▶ [Objective]
In the entries below, find the lines that contain the word "this" and copy them.
Start Items
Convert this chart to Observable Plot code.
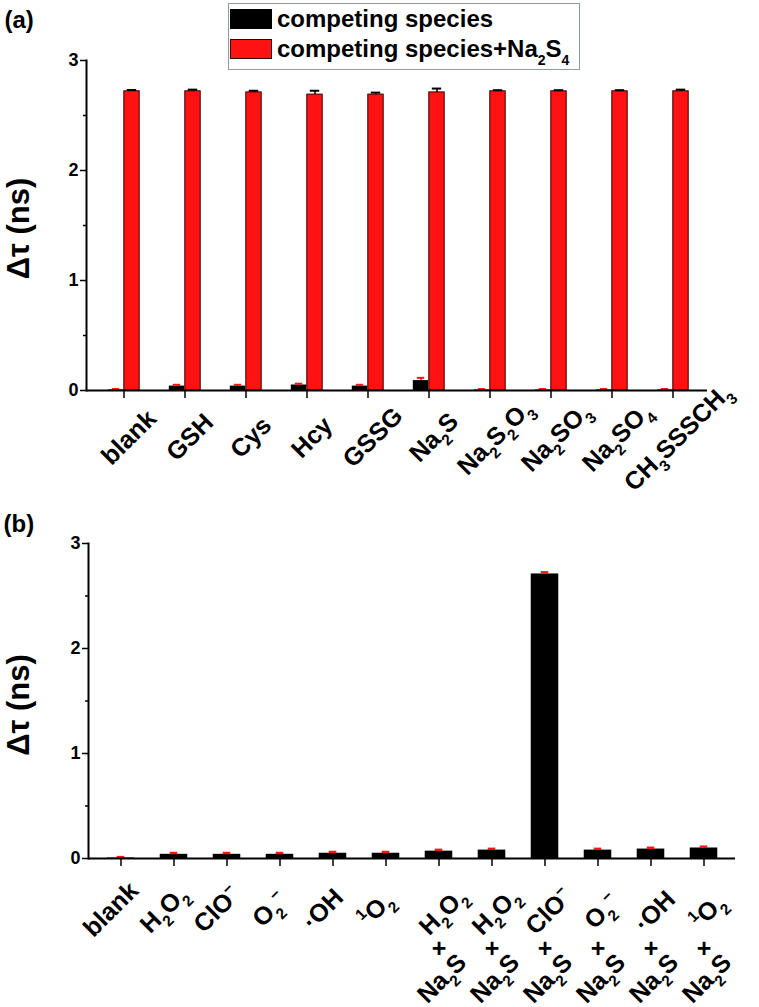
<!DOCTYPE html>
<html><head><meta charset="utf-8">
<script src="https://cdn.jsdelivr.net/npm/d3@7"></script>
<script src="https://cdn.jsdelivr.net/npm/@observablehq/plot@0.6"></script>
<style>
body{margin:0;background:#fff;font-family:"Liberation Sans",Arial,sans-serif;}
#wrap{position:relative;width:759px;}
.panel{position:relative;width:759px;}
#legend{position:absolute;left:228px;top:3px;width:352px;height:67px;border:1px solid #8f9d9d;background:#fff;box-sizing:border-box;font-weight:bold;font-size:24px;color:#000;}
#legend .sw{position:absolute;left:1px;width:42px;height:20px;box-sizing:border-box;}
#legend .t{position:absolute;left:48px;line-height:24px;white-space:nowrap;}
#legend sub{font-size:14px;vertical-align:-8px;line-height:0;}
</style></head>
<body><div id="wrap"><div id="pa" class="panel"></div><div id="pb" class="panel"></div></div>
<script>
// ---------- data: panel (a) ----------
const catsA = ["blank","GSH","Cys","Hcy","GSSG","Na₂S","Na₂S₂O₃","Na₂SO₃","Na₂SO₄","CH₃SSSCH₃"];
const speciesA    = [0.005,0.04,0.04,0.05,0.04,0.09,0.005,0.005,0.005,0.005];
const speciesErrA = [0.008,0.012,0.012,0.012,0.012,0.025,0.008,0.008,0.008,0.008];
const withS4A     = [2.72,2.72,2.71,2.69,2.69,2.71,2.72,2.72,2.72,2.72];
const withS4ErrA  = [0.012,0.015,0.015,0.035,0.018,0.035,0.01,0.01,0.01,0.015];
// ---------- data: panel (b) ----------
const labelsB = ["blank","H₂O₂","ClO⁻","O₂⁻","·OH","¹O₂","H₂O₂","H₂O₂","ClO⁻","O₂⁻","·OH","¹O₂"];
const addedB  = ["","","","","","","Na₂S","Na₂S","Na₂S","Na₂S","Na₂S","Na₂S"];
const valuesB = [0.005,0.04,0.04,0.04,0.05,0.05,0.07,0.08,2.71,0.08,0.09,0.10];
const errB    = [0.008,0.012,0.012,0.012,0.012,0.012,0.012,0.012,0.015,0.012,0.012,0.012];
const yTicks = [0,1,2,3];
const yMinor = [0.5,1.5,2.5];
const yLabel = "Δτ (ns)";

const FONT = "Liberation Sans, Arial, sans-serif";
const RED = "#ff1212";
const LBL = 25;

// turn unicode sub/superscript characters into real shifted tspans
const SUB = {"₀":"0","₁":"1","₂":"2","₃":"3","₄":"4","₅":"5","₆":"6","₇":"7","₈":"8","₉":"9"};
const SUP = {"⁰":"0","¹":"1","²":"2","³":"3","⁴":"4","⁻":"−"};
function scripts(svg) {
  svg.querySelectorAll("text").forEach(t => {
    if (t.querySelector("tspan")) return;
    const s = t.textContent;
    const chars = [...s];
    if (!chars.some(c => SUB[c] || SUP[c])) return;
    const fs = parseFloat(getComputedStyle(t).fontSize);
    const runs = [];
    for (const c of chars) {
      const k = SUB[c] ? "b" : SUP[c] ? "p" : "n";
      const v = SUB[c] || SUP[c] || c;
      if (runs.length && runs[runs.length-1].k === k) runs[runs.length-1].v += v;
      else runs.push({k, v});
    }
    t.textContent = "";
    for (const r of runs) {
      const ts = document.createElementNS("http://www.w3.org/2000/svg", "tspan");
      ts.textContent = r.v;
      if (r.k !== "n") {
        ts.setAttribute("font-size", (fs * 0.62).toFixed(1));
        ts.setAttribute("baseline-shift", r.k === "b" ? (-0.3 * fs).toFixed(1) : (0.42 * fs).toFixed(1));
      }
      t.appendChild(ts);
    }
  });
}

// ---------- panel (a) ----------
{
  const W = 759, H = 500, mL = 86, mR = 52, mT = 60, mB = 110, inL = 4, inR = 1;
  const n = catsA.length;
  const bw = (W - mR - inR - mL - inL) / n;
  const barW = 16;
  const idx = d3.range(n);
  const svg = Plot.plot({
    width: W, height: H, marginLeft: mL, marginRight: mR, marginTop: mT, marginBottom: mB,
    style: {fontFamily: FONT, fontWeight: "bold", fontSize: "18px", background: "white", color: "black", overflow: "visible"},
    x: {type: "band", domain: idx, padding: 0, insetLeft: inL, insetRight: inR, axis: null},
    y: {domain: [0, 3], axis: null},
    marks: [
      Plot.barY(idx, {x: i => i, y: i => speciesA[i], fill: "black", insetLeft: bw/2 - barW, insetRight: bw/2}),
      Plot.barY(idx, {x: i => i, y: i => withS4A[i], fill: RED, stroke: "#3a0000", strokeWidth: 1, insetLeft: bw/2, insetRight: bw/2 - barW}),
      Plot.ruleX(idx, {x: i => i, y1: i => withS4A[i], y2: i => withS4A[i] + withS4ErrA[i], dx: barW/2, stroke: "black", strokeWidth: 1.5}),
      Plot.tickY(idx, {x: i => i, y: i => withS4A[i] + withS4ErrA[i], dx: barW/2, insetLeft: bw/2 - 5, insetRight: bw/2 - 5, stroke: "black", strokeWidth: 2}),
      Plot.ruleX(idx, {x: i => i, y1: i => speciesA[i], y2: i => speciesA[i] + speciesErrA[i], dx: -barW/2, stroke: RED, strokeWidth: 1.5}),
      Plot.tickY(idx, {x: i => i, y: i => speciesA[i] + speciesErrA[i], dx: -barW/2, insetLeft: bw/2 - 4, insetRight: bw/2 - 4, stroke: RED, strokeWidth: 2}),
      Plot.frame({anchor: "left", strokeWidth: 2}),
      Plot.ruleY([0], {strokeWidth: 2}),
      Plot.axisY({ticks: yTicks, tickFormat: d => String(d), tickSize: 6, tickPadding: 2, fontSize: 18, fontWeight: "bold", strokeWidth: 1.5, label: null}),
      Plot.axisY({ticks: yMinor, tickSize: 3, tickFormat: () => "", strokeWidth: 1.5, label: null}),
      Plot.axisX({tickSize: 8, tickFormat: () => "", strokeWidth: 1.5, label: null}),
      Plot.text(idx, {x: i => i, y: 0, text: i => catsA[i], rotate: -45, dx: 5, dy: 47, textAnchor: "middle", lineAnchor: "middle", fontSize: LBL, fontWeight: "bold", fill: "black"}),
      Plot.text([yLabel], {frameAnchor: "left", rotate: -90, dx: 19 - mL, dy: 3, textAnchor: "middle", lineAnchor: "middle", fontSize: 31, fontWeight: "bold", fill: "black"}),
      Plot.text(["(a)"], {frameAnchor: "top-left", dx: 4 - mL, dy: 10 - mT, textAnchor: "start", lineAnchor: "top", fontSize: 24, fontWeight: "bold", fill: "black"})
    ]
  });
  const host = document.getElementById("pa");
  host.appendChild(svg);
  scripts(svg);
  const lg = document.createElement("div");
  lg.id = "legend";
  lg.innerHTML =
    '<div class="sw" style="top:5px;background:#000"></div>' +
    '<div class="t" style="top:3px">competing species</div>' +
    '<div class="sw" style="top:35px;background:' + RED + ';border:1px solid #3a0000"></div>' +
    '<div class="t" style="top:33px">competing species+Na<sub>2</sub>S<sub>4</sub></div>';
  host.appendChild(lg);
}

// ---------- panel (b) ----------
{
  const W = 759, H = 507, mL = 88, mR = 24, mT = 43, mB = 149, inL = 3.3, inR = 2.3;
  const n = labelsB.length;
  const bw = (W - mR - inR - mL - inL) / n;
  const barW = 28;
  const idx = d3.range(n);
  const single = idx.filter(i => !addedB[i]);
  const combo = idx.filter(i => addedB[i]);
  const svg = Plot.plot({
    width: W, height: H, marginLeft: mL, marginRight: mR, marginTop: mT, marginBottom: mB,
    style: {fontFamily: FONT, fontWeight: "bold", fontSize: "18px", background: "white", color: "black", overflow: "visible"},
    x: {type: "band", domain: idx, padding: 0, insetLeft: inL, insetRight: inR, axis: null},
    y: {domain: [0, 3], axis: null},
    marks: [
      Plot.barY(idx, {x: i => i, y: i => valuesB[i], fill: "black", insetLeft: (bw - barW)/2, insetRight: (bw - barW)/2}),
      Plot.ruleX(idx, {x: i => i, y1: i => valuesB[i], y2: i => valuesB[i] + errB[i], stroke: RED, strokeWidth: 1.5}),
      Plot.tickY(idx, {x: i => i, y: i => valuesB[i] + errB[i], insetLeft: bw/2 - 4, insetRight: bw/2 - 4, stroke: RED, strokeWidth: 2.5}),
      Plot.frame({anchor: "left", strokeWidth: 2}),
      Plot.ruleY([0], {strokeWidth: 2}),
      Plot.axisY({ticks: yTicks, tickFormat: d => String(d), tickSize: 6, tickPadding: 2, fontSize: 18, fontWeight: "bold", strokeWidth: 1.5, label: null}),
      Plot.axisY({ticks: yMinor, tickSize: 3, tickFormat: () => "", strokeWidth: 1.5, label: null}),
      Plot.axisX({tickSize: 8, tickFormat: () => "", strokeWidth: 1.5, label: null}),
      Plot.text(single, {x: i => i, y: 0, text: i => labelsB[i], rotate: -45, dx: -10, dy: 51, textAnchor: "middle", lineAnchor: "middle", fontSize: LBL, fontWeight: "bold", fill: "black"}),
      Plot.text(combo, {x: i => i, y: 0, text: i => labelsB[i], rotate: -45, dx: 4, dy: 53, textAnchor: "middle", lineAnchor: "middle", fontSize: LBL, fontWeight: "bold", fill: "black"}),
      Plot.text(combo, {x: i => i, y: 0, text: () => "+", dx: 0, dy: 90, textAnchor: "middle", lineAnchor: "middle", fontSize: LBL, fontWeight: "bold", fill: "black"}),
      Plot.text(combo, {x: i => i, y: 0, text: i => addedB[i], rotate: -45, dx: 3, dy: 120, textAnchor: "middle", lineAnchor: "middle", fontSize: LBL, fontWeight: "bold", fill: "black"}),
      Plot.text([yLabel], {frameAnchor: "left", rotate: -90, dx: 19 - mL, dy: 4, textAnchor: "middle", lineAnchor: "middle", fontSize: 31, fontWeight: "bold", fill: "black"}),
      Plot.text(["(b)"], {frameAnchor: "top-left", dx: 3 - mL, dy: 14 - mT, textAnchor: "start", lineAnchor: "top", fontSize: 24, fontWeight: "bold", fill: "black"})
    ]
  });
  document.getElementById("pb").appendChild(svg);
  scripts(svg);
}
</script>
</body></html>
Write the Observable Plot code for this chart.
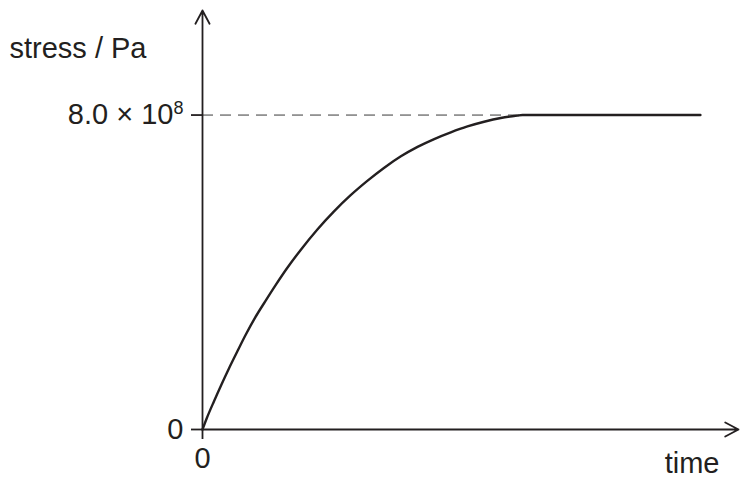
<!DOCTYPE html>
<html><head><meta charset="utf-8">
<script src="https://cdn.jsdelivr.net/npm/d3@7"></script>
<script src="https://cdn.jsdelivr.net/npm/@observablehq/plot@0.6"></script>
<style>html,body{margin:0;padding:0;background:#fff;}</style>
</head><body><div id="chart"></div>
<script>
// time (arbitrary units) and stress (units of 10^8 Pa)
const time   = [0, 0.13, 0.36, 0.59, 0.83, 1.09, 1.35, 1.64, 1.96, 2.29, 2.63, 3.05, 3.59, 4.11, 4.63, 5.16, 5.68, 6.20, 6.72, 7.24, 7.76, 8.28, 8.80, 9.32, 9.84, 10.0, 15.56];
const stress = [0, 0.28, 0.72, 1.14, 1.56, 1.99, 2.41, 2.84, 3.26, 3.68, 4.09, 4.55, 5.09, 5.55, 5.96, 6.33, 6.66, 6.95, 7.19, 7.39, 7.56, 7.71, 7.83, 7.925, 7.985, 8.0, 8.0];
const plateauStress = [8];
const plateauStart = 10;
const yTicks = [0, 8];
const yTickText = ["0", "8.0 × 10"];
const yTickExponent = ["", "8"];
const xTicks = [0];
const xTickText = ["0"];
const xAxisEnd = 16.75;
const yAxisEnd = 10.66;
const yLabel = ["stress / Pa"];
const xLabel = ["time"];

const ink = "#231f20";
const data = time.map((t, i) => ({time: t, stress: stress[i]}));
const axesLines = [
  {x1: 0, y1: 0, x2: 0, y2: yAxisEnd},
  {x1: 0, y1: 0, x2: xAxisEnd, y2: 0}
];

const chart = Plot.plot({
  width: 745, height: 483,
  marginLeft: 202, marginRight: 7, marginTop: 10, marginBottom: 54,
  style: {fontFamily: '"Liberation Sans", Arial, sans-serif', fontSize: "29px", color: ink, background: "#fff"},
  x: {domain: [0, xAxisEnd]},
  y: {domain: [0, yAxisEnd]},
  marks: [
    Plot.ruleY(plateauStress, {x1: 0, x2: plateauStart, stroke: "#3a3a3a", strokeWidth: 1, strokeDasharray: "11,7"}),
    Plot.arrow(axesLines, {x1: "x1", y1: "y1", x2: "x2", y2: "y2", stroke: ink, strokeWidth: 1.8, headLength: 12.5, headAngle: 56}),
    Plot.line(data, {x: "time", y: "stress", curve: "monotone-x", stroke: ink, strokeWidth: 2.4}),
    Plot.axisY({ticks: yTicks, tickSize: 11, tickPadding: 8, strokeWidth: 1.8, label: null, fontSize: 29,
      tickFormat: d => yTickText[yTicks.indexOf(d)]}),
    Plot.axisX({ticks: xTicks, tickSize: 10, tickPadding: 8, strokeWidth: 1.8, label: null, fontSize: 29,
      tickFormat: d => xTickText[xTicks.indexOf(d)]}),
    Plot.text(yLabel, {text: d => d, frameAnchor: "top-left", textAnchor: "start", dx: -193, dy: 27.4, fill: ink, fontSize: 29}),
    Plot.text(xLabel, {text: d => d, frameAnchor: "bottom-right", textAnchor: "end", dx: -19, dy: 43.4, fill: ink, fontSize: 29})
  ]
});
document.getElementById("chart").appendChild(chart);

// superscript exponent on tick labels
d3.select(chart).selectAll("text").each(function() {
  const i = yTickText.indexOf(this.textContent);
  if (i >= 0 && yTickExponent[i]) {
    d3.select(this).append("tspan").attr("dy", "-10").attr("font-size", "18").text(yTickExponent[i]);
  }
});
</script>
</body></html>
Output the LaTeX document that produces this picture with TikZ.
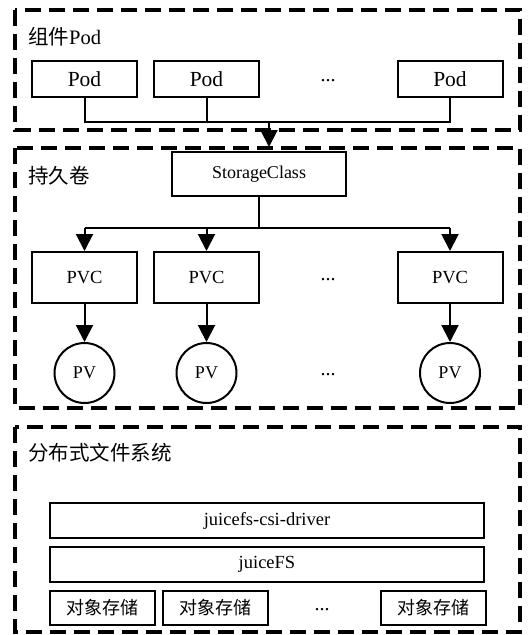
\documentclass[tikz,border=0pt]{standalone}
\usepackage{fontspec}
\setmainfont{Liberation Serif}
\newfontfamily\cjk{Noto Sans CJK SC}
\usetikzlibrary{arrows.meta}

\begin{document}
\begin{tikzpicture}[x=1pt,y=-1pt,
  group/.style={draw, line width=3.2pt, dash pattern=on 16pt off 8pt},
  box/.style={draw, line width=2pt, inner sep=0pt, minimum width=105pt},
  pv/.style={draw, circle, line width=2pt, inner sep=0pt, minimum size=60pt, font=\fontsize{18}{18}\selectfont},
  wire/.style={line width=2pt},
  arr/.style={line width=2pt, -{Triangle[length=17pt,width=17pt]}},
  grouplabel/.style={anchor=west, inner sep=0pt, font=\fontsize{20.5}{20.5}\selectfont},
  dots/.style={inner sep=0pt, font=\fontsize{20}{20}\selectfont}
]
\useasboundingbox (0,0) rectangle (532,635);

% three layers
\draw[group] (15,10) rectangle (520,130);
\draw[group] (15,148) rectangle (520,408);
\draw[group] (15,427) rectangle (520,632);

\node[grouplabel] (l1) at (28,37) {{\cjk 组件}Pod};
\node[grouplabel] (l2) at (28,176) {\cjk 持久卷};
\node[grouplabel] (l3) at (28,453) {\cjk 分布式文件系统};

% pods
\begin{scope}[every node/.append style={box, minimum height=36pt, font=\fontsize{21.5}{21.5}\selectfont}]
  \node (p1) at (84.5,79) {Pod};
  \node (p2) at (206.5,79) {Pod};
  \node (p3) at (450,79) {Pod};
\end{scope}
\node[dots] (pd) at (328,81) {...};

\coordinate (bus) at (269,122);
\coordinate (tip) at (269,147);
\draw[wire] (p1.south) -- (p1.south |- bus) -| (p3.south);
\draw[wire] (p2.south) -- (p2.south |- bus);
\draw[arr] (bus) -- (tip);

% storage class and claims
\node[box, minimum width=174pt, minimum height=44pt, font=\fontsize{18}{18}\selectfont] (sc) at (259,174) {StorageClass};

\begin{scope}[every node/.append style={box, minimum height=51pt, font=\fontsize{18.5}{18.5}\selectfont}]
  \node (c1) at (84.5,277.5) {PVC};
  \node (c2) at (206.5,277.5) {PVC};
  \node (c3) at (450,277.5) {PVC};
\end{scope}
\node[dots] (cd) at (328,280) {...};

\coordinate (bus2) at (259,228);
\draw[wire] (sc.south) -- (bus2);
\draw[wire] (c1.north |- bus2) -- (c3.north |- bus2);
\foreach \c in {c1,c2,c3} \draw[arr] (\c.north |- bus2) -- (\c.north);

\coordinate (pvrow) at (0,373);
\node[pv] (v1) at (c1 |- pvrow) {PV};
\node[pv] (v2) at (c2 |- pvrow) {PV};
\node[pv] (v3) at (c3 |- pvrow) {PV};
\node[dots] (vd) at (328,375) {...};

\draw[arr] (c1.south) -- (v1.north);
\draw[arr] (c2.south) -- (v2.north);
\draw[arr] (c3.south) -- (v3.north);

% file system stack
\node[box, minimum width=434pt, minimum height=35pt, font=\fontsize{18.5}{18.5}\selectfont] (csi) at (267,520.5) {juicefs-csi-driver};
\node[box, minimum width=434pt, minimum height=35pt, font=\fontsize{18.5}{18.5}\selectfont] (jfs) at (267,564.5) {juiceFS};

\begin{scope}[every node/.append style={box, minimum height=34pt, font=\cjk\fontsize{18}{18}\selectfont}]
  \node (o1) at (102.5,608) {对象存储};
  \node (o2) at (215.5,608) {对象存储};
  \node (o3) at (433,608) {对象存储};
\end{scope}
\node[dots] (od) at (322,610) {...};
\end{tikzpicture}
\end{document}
End Items
▶ [Exercise answer]
Convert this chart to Observable Plot code.
Write the Observable Plot code for this chart.
  const i = yTickText.indexOf(this.textContent);
    d3.select(this).append("tspan").attr("dy", "-10").attr("font-size", "18").text(yTickExponent[i]);
Output the LaTeX document that produces this picture with TikZ.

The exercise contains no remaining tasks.